For the reasons stated above, the court hereby GRANTS in PART and DENIES in PART Melvin and Herbert Simon’s Motion to Dismiss.

IT IS SO ORDERED. 
      
      . Individual Defendant David Simon also filed a Motion to Dismiss (Document # 103), and because his claims and arguments mirror that of the Institutional Defendants, they are addressed in the Court's Order Granting in Part and Denying in Part Institutional Defendants’ Motion to Strike Claims Previously Dismissed and Motion to Dismiss Other Claims in the Second Amended Complaint.
     
      
      . Because the Motion to Dismiss filed by Individual Defendant David Simon mirrors the points and authorities set forth by Institutional Defendants, David Simon's motion is addressed by the Court’s Order Granting in Part and Denying Part Institutional Defendants’ Motion to Strike Claims Previously Dismissed with Prejudice and Motion to Dismiss Other Claims of the Second Amended Complaint filed on September 29, 2006.
     
      
      . Although Plaintiff makes these allegations in the SAC, the Court notes that Melvin and Herbert Simon are never named as individual actors in this supposed scheme but are simply grouped under the generic term of "Defendants”.
     
      
      . Plaintiff, under his claim of extortion, fails to provide any factual allegations regarding the purported threat to discontinue partnership distributions. (SAC, ¶¶ 294-299).
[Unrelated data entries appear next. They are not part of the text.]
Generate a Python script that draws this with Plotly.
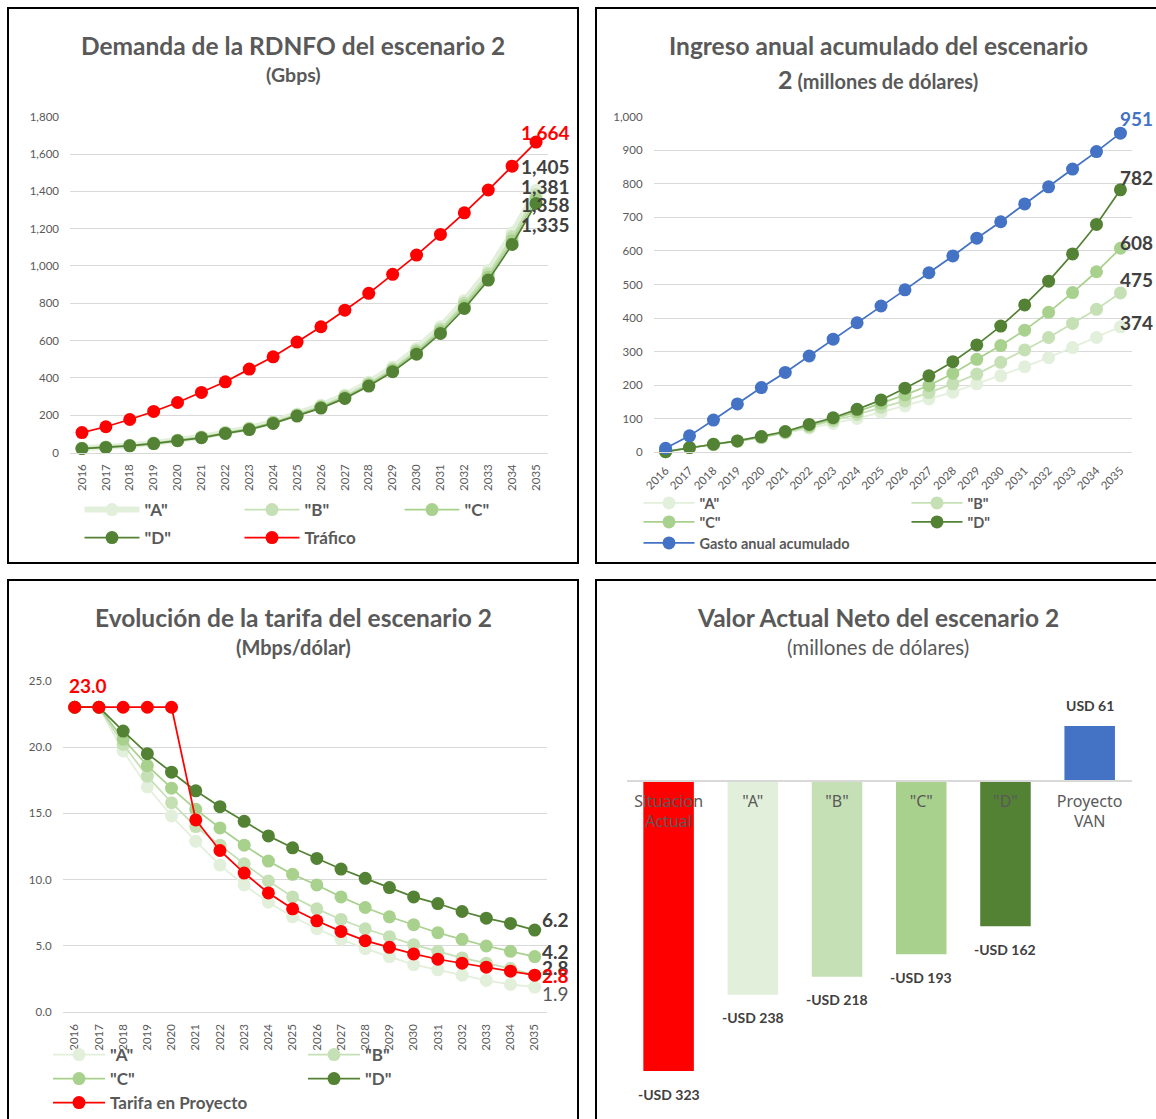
import plotly.graph_objects as go

W, H = 1156, 1119


def px(x):
    return x / W


def py(y):
    return 1 - y / H


# ---------------- data ----------------
years = [str(y) for y in range(2016, 2036)]

# Demanda de la RDNFO (Gbps)
dem_A = [23, 29, 38, 51, 66, 84, 108, 131, 165, 207, 253, 308, 377, 458, 557, 674, 815, 975, 1176, 1405]
dem_B = [22, 28, 38, 50, 65, 82, 106, 128, 162, 203, 248, 302, 370, 449, 547, 662, 801, 958, 1155, 1381]
dem_C = [22, 28, 37, 49, 64, 81, 104, 126, 159, 199, 243, 296, 363, 441, 537, 650, 786, 941, 1135, 1358]
dem_D = [21, 27, 36, 48, 63, 79, 102, 123, 156, 195, 238, 290, 356, 433, 527, 638, 772, 924, 1115, 1335]
trafico = [107, 138, 177, 220, 268, 322, 379, 447, 513, 592, 674, 763, 853, 955, 1058, 1169, 1285, 1407, 1535, 1664]

# Ingreso anual acumulado (millones de dólares)
ing_A = [2, 14, 23, 33, 44, 57, 72, 86, 101, 119, 138, 159, 179, 204, 228, 255, 282, 312, 342, 374]
ing_B = [2, 14, 23, 33, 44, 59, 76, 94, 113, 134, 153, 178, 204, 233, 268, 305, 342, 384, 426, 475]
ing_C = [2, 14, 24, 34, 45, 60, 79, 99, 121, 146, 171, 199, 235, 277, 318, 364, 417, 476, 538, 608]
ing_D = [2, 14, 24, 34, 47, 62, 83, 103, 128, 156, 191, 228, 270, 320, 376, 439, 510, 591, 679, 782]
gasto = [12, 49, 96, 144, 193, 238, 287, 337, 386, 436, 484, 535, 585, 638, 687, 740, 791, 844, 896, 951]

# Evolución de la tarifa (Mbps/dólar)
tar_A = [23.0, 23.0, 19.7, 17.0, 14.8, 12.9, 11.1, 9.6, 8.3, 7.2, 6.3, 5.5, 4.8, 4.2, 3.6, 3.2, 2.8, 2.4, 2.1, 1.9]
tar_B = [23.0, 23.0, 20.2, 17.8, 15.8, 14.0, 12.6, 11.2, 9.9, 8.7, 7.8, 7.0, 6.3, 5.7, 5.1, 4.6, 4.1, 3.7, 3.3, 2.8]
tar_C = [23.0, 23.0, 20.6, 18.6, 16.9, 15.3, 13.9, 12.6, 11.4, 10.4, 9.6, 8.7, 7.9, 7.2, 6.6, 6.0, 5.5, 5.0, 4.6, 4.2]
tar_D = [23.0, 23.0, 21.2, 19.5, 18.1, 16.7, 15.5, 14.4, 13.3, 12.4, 11.6, 10.8, 10.1, 9.4, 8.7, 8.2, 7.6, 7.1, 6.7, 6.2]
tarifa = [23.0, 23.0, 23.0, 23.0, 23.0, 14.5, 12.2, 10.5, 9.0, 7.8, 6.9, 6.1, 5.4, 4.9, 4.4, 4.0, 3.7, 3.4, 3.1, 2.8]

# Valor Actual Neto (millones de dólares)
van_cats = ["Situacion<br>Actual", '"A"', '"B"', '"C"', '"D"', "Proyecto<br>VAN"]
van_vals = [-323, -238, -218, -193, -162, 61]

# ---------------- styles ----------------
FONT = "Lato"
GREY = "#595959"
DARK = "#404040"
GRID = "#D9D9D9"
C_A, C_B, C_C, C_D = "#E2EFDA", "#C5E0B4", "#A9D18E", "#548235"
RED, BLUE = "#FF0000", "#4472C4"
MS = 13
LW = 1.75

fig = go.Figure()


def line(x, y, name, color, xa, ya, legend, width=LW, mcolor=None):
    fig.add_trace(go.Scatter(
        x=x, y=y, name=name, mode="lines+markers",
        line=dict(color=color, width=width),
        marker=dict(size=MS, color=mcolor or color),
        xaxis=xa, yaxis=ya, legend=legend, cliponaxis=False,
        hoverinfo="x+y+name",
    ))


# Panel 1 — demanda
line(years, dem_A, '"A"', C_A, "x", "y", "legend", width=6, mcolor=C_A)
line(years, dem_B, '"B"', C_B, "x", "y", "legend")
line(years, dem_C, '"C"', C_C, "x", "y", "legend")
line(years, dem_D, '"D"', C_D, "x", "y", "legend2")
line(years, trafico, "Tráfico", RED, "x", "y", "legend2")

# Panel 2 — ingreso
line(years, ing_A, '"A"', C_A, "x2", "y2", "legend3")
line(years, ing_B, '"B"', C_B, "x2", "y2", "legend3")
line(years, ing_C, '"C"', C_C, "x2", "y2", "legend4")
line(years, ing_D, '"D"', C_D, "x2", "y2", "legend4")
line(years, gasto, "Gasto anual acumulado", BLUE, "x2", "y2", "legend5")

# Panel 3 — tarifa
line(years, tar_A, '"A"', C_A, "x3", "y3", "legend6")
line(years, tar_B, '"B"', C_B, "x3", "y3", "legend6")
line(years, tar_C, '"C"', C_C, "x3", "y3", "legend7")
line(years, tar_D, '"D"', C_D, "x3", "y3", "legend7")
line(years, tarifa, "Tarifa en Proyecto", RED, "x3", "y3", "legend8")

# Panel 4 — VAN bars
fig.add_trace(go.Bar(
    x=van_cats, y=van_vals, width=0.6,
    marker=dict(color=[RED, C_A, C_B, C_C, C_D, BLUE], line=dict(width=0)),
    xaxis="x4", yaxis="y4", showlegend=False,
    hoverinfo="x+y",
))

# ---------------- axes ----------------
tickfont = dict(family=FONT, size=11.5, color=GREY)


def cat_x(domain, angle):
    return dict(
        domain=domain, type="category", range=[-0.5, 19.5],
        showgrid=False, showline=True, linecolor=GRID, linewidth=1.3,
        ticks="", tickangle=angle, tickfont=tickfont, ticklabelstandoff=6,
        zeroline=False, fixedrange=True,
    )


def val_y(domain, rng, dtick, fmt):
    return dict(
        domain=domain, range=rng, dtick=dtick, tickformat=fmt,
        showgrid=True, gridcolor=GRID, gridwidth=1.3, zeroline=False,
        showline=False, ticks="", tickfont=tickfont, ticklabelstandoff=10,
        fixedrange=True,
    )


fig.update_layout(
    xaxis=dict(cat_x([px(70), px(548)], -90), anchor="y"),
    yaxis=dict(val_y([py(452.5), py(116.7)], [0, 1800], 200, ","), anchor="x"),
    xaxis2=dict(cat_x([px(653.6), px(1132.4)], -45), anchor="y2"),
    yaxis2=dict(val_y([py(452.3), py(116.7)], [0, 1000], 100, ","), anchor="x2"),
    xaxis3=dict(cat_x([px(62.6), px(546.8)], -90), anchor="y3"),
    yaxis3=dict(val_y([py(1012.3), py(680.7)], [0, 25], 5, ".1f"), anchor="x3"),
    xaxis4=dict(
        domain=[px(626.5), px(1131.8)], type="category", anchor="free",
        position=py(780.7), showgrid=False, showline=True, linecolor=GRID,
        linewidth=1.5, ticks="", ticklabelstandoff=6,
        tickfont=dict(family="Noto Sans", size=16, color=GREY), fixedrange=True,
    ),
    yaxis4=dict(
        domain=[py(1100), py(700)], range=[-355.2, 89.8], visible=False,
        showgrid=False, zeroline=False, anchor="x4", fixedrange=True,
    ),
)

# ---------------- legends ----------------
def legend_at(x_left, y_mid, size, itemwidth, entrywidth):
    return dict(
        orientation="h", x=px(x_left), y=py(y_mid), xanchor="left", yanchor="middle",
        bgcolor="rgba(0,0,0,0)", itemwidth=itemwidth, entrywidth=entrywidth,
        entrywidthmode="pixels",
        font=dict(family=FONT, size=size, color=GREY, weight="bold"),
        itemclick=False, itemdoubleclick=False,
    )


fig.update_layout(
    legend=legend_at(79.5, 510, 17, 55, 90),
    legend2=legend_at(79.5, 538, 17, 55, 90),
    legend3=legend_at(638.5, 503, 14.5, 51, 202),
    legend4=legend_at(638.5, 522, 14.5, 51, 202),
    legend5=legend_at(638.5, 543, 14.5, 51, 202),
    legend6=legend_at(48, 1055, 17, 52, 188),
    legend7=legend_at(48, 1079, 17, 52, 188),
    legend8=legend_at(48, 1103, 17, 52, 188),
)

# ---------------- titles ----------------
annotations = []


def title(text, x, y, size, bold=True):
    annotations.append(dict(
        text=text, x=px(x), y=py(y), xref="paper", yref="paper",
        xanchor="center", yanchor="middle", showarrow=False,
        font=dict(family=FONT, size=size, color=GREY, weight="bold" if bold else "normal"),
    ))


title("Demanda de la RDNFO del escenario 2", 293, 45, 24.5)
title("(Gbps)", 293, 74, 19.5)
title("Ingreso anual acumulado del escenario", 878, 45, 24.5)
title('<span style="font-size:25px">2</span> (millones de dólares)', 878, 79, 20)
title("Evolución de la tarifa del escenario 2", 293, 617, 24.5)
title("(Mbps/dólar)", 293, 647, 20)
title("Valor Actual Neto del escenario 2", 878, 617, 24.5)
title("(millones de dólares)", 878, 647, 20.5, bold=False)


# ---------------- end-of-series value labels ----------------
def end_label(xa, ya, series, fmt, color, dx, dy, size=19, bold=True, idx=-1):
    i = idx % len(series)
    annotations.append(dict(
        x=i, y=series[i], xref=xa, yref=ya, text=format(series[i], fmt),
        showarrow=False, xanchor="center", yanchor="middle", xshift=dx, yshift=dy,
        font=dict(family=FONT, size=size, color=color, weight="bold" if bold else "normal"),
    ))


end_label("x", "y", trafico, ",.0f", RED, 9, 10)
end_label("x", "y", dem_A, ",.0f", DARK, 9, 24)
end_label("x", "y", dem_B, ",.0f", DARK, 9, 8)
end_label("x", "y", dem_C, ",.0f", DARK, 9, -5)
end_label("x", "y", dem_D, ",.0f", DARK, 9, -21)

end_label("x2", "y2", gasto, ",.0f", BLUE, 16, 15)
end_label("x2", "y2", ing_D, ",.0f", DARK, 16, 12)
end_label("x2", "y2", ing_C, ",.0f", DARK, 16, 6)
end_label("x2", "y2", ing_B, ",.0f", DARK, 16, 13)
end_label("x2", "y2", ing_A, ",.0f", DARK, 16, 4)

end_label("x3", "y3", tarifa, ".1f", RED, 13, 22, idx=0)
end_label("x3", "y3", tar_D, ".1f", DARK, 21, 11)
end_label("x3", "y3", tar_C, ".1f", DARK, 21, 5)
end_label("x3", "y3", tar_B, ".1f", DARK, 21, 8)
end_label("x3", "y3", tarifa, ".1f", RED, 21, 0)
end_label("x3", "y3", tar_A, ".1f", GREY, 21, -6, bold=False)

# ---------------- bar value labels ----------------
for cat, v in zip(van_cats, van_vals):
    annotations.append(dict(
        x=cat, y=v, xref="x4", yref="y4",
        text=("-" if v < 0 else "") + f"USD {abs(v)}",
        showarrow=False, xanchor="center", yanchor="middle",
        yshift=-23 if v < 0 else 20,
        font=dict(family=FONT, size=14, color=DARK, weight="bold"),
    ))

# ---------------- panel frames ----------------
shapes = []
for x0, y0, x1, y1 in [(8, 8, 578, 563), (596, 8, 1170, 563),
                       (8, 580, 578, 1130), (596, 580, 1170, 1130)]:
    shapes.append(dict(
        type="rect", xref="paper", yref="paper",
        x0=px(x0), x1=px(x1), y0=py(y1), y1=py(y0),
        line=dict(color="#000000", width=2), fillcolor="rgba(0,0,0,0)", layer="above",
    ))

fig.update_layout(
    width=W, height=H, margin=dict(l=0, r=0, t=0, b=0, autoexpand=False),
    paper_bgcolor="white", plot_bgcolor="white",
    annotations=annotations, shapes=shapes,
    font=dict(family=FONT, color=GREY),
    hovermode="closest",
)

fig.write_html("out.html", config={"displayModeBar": False})
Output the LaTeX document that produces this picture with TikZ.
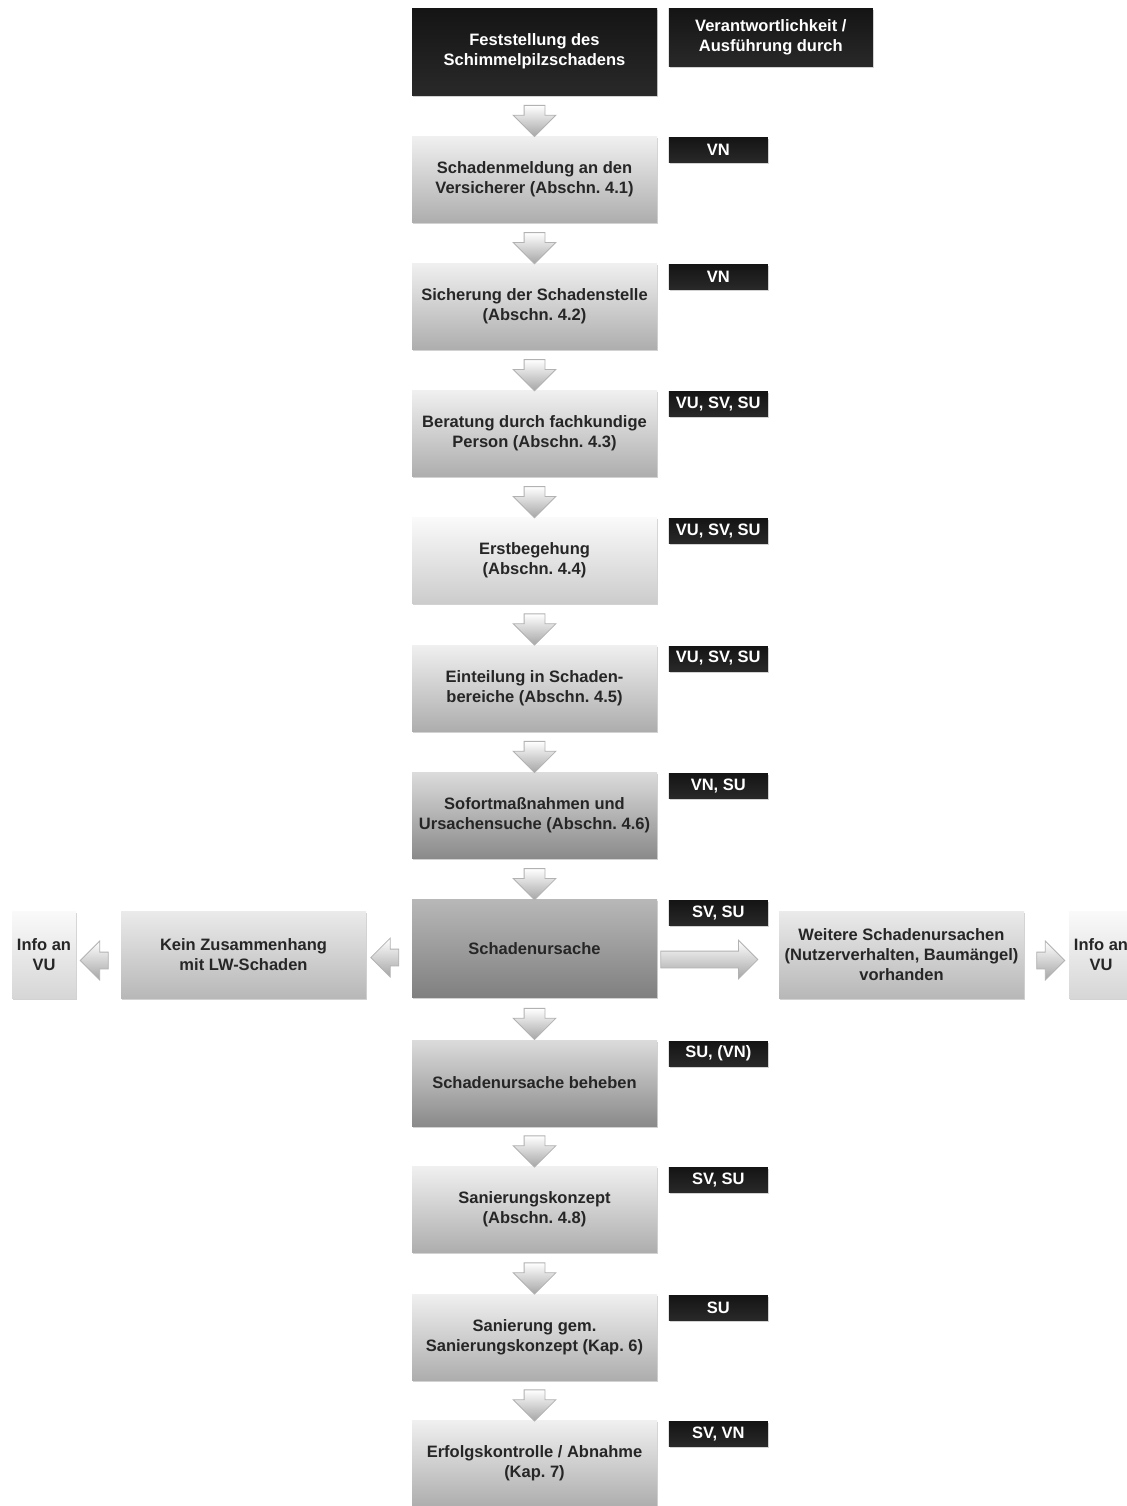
\documentclass[tikz,border=0pt]{standalone}
\usepackage{fontspec}
\setmainfont{Liberation Sans}
\usetikzlibrary{calc,shapes.arrows,shadows}
\pgfdeclareverticalshading{darkshade}{100bp}{color(0bp)=(black!84); color(25bp)=(black!84);
  color(75bp)=(black!92); color(88bp)=(black!88); color(100bp)=(black!55)}
\tikzset{
  box/.style={rectangle, minimum width=122.5pt, minimum height=43pt, inner sep=2pt,
    align=center, text=black!85, font=\bfseries\fontsize{8.25}{9.8}\selectfont,
    drop shadow={shadow xshift=0.6pt, shadow yshift=-0.9pt, opacity=0.35}},
  lightbox/.style={box, top color=black!6, bottom color=black!32},
  palebox/.style={box, top color=black!2, bottom color=black!20},
  greybox/.style={box, top color=black!14, bottom color=black!46},
  causebox/.style={box, minimum height=49pt, top color=black!28, bottom color=black!50},
  sidebox/.style={box, top color=black!8, bottom color=black!28},
  infobox/.style={box, minimum width=32pt, minimum height=43.5pt, inner sep=0.5pt,
    top color=black!2, bottom color=black!16},
  darkbox/.style={box, text=white, shading=darkshade},
  tagbox/.style={darkbox, minimum width=49.5pt, minimum height=12.5pt, inner sep=1pt},
  blockarrow/.style={single arrow, draw=black!30, inner sep=5pt, minimum height=15pt,
    minimum width=21pt, single arrow head extend=5.5pt, top color=white, bottom color=black!35},
  sidearrow/.style={blockarrow, inner sep=4pt, minimum height=14pt, minimum width=19pt,
    single arrow head extend=5.5pt},
}
\frenchspacing
\begin{document}
\begin{tikzpicture}[x=0.5pt,y=-0.5pt]
\path[use as bounding box, fill=white] (0,0) rectangle (1127,1506);
% main column
\node[darkbox, minimum height=43.5pt] (fs) at (534.5,51.5) {Feststellung des\\Schimmelpilzschadens};
\node[darkbox, minimum width=102pt, minimum height=29pt, anchor=north west]
  (resp) at ([xshift=5.5pt]fs.north east) {Verantwortlichkeit /\\Ausführung durch};
\node[lightbox] (meld) at (534.5,179.5) {Schadenmeldung an den\\Versicherer (Abschn. 4.1)};
\node[lightbox] (sich) at (534.5,306.5) {Sicherung der Schadenstelle\\(Abschn. 4.2)};
\node[lightbox] (ber) at (534.5,433.5) {Beratung durch fachkundige\\Person (Abschn. 4.3)};
\node[palebox] (erst) at (534.5,560.5) {Erstbegehung\\(Abschn. 4.4)};
\node[lightbox] (eint) at (534.5,688) {Einteilung in Schaden-\\bereiche (Abschn. 4.5)};
\node[greybox] (sof) at (534.5,815.5) {Sofortmaßnahmen und\\Ursachensuche (Abschn. 4.6)};
\node[causebox] (ursache) at (534.5,948.5) {Schadenursache};
\node[greybox] (beh) at (534.5,1083) {Schadenursache beheben};
\node[lightbox] (konz) at (534.5,1209.5) {Sanierungskonzept\\(Abschn. 4.8)};
\node[lightbox] (san) at (534.5,1337) {Sanierung gem.\\Sanierungskonzept (Kap. 6)};
\node[lightbox] (erf) at (534.5,1463.5) {Erfolgskontrolle / Abnahme\\(Kap. 7)};
% side branches
\node[sidebox, minimum height=43.5pt] (kein) at (243.5,954.5) {Kein Zusammenhang\\mit LW-Schaden};
\node[infobox] (infol) at (44,954.5) {Info an\\VU};
\node[sidebox, minimum height=43.5pt] (weit) at (901.5,954.5) {Weitere Schadenursachen\\(Nutzerverhalten, Baumängel)\\vorhanden};
\node[infobox] (infor) at (1101,954.5) {Info an\\VU};
% responsibilities
\foreach \b/\t in {meld/VN, sich/VN, ber/{VU, SV, SU}, erst/{VU, SV, SU}, eint/{VU, SV, SU},
    sof/{VN, SU}, ursache/{SV, SU}, beh/{SU, (VN)}, konz/{SV, SU}, san/SU, erf/{SV, VN}}
  \node[tagbox, anchor=north west] (t\b) at ([xshift=5.5pt,yshift=-0.5pt]\b.north east) {\t};
% arrows
\foreach \a/\b in {fs/meld, meld/sich, sich/ber, ber/erst, erst/eint, eint/sof,
    sof/ursache, ursache/beh, beh/konz, konz/san, san/erf}
  \node[blockarrow, shape border rotate=270] at ($(\a.south)!0.5!(\b.north)$) {};
\node[sidearrow, shape border rotate=180] (al1) at ([yshift=-3pt]$(kein.east)!0.5!(ursache.west)$) {};
\node[sidearrow, shape border rotate=180] (al2) at ([yshift=-3pt]$(infol.east)!0.5!(kein.west)$) {};
\node[sidearrow] (ar2) at ([yshift=-3pt]$(weit.east)!0.5!(infor.west)$) {};
\node[sidearrow, anchor=tail, minimum height=48.5pt] (ar1) at ([xshift=1.5pt,yshift=-5.5pt]ursache.east) {};
\end{tikzpicture}
\end{document}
Furthermore, in its Opposition, Plaintiff cites to ¶¶ 73-74, 132 133 of the SAC, but these paragraphs contain no facts regarding any threats to Plaintiff.
     
      
      . Plaintiff also alleges that after it declined to provide capital contributions, Defendants later withheld FDLP distributions. However, Plaintiff makes no allegations Defendants at any point threatened to take such action if Plaintiff failed to make the capital contributions.
     
      
      . A false representation need not be direct. “The representation may be implied from conduct, or may consist of concealment or nondisclosure where there is a duty to speak.” Bright, 521 P.2d at 373.
     
      
      . Plaintiffs reliance on out-of-state authority for the proposition that a partner may sue another partner for usurpation of business opportunity is inapposite. The cases cited by Plaintiff all involve general partnerships, not a limited partnership.
     
      
      . Even assuming that the Individual Defendants owed a duty to FDLP with regard to outside business ventures that would affect FDLP’s interests, breach of that duty would harm Plaintiff only derivatively through FDLP.
     
      
      . Notwithstanding the discussion in Section 1(E), the Court also finds that Plaintiff lacks standing to enforce civil liability for the alleged violations of Section 90.570 of the Nevada Revised Statutes. Civil liability for violations of Nevada securities laws are set forth in Section 90.660 of the Nevada Revised Statutes. This statute expressly limits recovery to parties who purchase a security in violation of Section 90.570 and other provisions.
     
      
      . Plaintiff's contention that Defendants waived their right to challenge the claim of conversion by not bringing it in the first motion to dismiss is without merit. Plaintiff filed the SAC and Defendants are well within their rights to assert defenses to the claims contained in the SAC even if they chose not to do so in the First Amended Complaint.